Worse still, the fact remains that India, a mega voice for climate financing abroad and equally forceful in articulating its lofty ambitions, has persistently failed to script a fiscal approach to sustainability. This is evident in the previous two budgets, for 2023 and 2024. The 2025 budget’s transition strategy from fossil fuel to RE relies predominantly on solar energy and electric vehicles, and with little focus on decarbonizing the high-carbon industries such as steel, cement, and manufacturing. There is little evidence that India’s financial ecosystem is ready to incentivize large-scale decarbonization, by preparing a road map for capital outflow towards transition finance and green investments. There is no government support whatsoever for supporting the high-emission industries in their proposed or ambitious shift towards low-carbon alternatives.

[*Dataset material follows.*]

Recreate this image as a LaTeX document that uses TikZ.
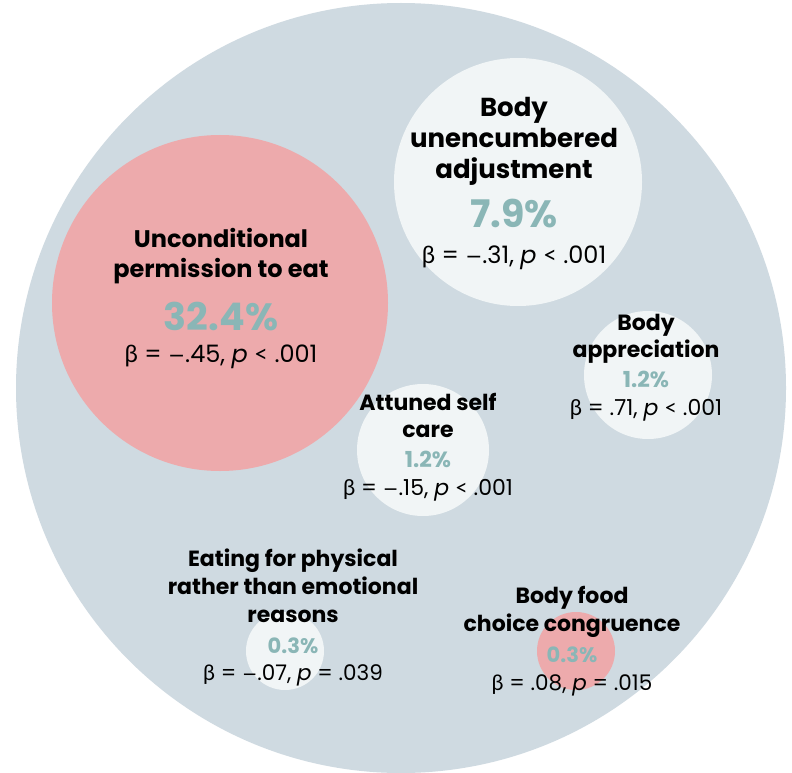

For many years, experts have bemoaned the lack of a unified approach across government ministries and state governments towards climate action. Different central ministries and separate state governments have divergent and sometimes conflicting priorities about their own independent sustainability goals. No overarching body exists to coagulate and establish synergy among these various approaches. The 2025 budget overlooked this issue of fragmentation.

Budget 2025 was expected to take a firm position on ESG accountability. However, none of the provisions that have so far allowed listed companies to turn a blind eye to meaningful climate disclosures were tinkered with. “Greenwashing” remains widespread in India and the focus on manufacturing, job creation, and growth appear to have taken a precedence over provisions that enforce ESG norms and promote accountability of decarbonization efforts of the public and private sectors. 

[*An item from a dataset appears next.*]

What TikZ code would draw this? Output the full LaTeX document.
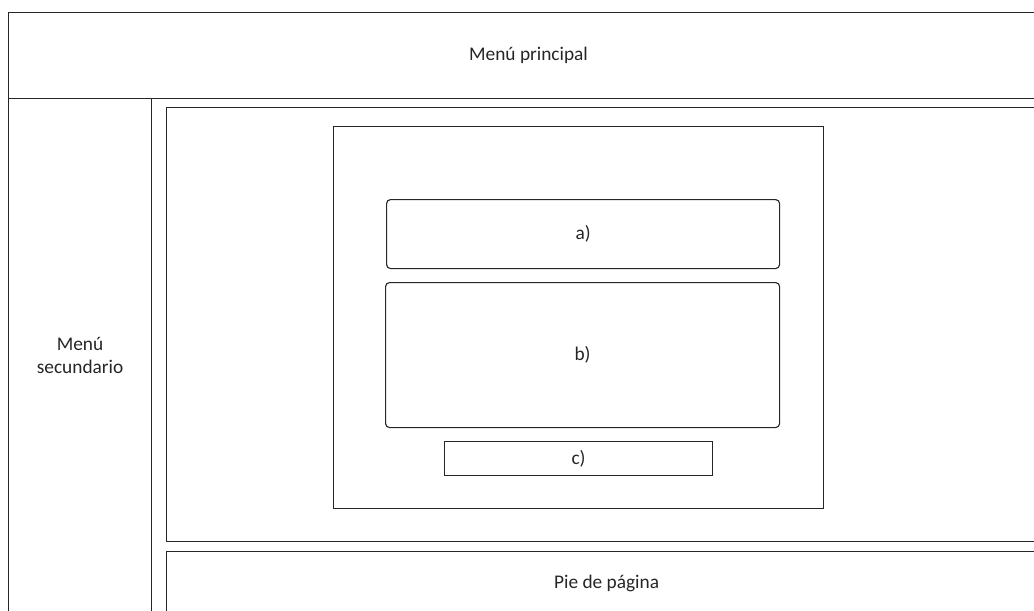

The outcomes of COP29 in Baku did not meet the expectations of developing countries. Additionally, the decision by the U.S. President Donald Trump to again withdraw from the Paris Agreement presents a significant challenge for the less developed nations. However, this unique geopolitical situation also provides an opportunity for India to collaborate with European nations that are firmly committed to climate action. To effectively navigate this landscape, India must engage in climate diplomacy while simultaneously making consistent and meaningful efforts at home. This includes addressing the on-going challenges of decarbonization, and integrating sustainability and ESG principles into official policies.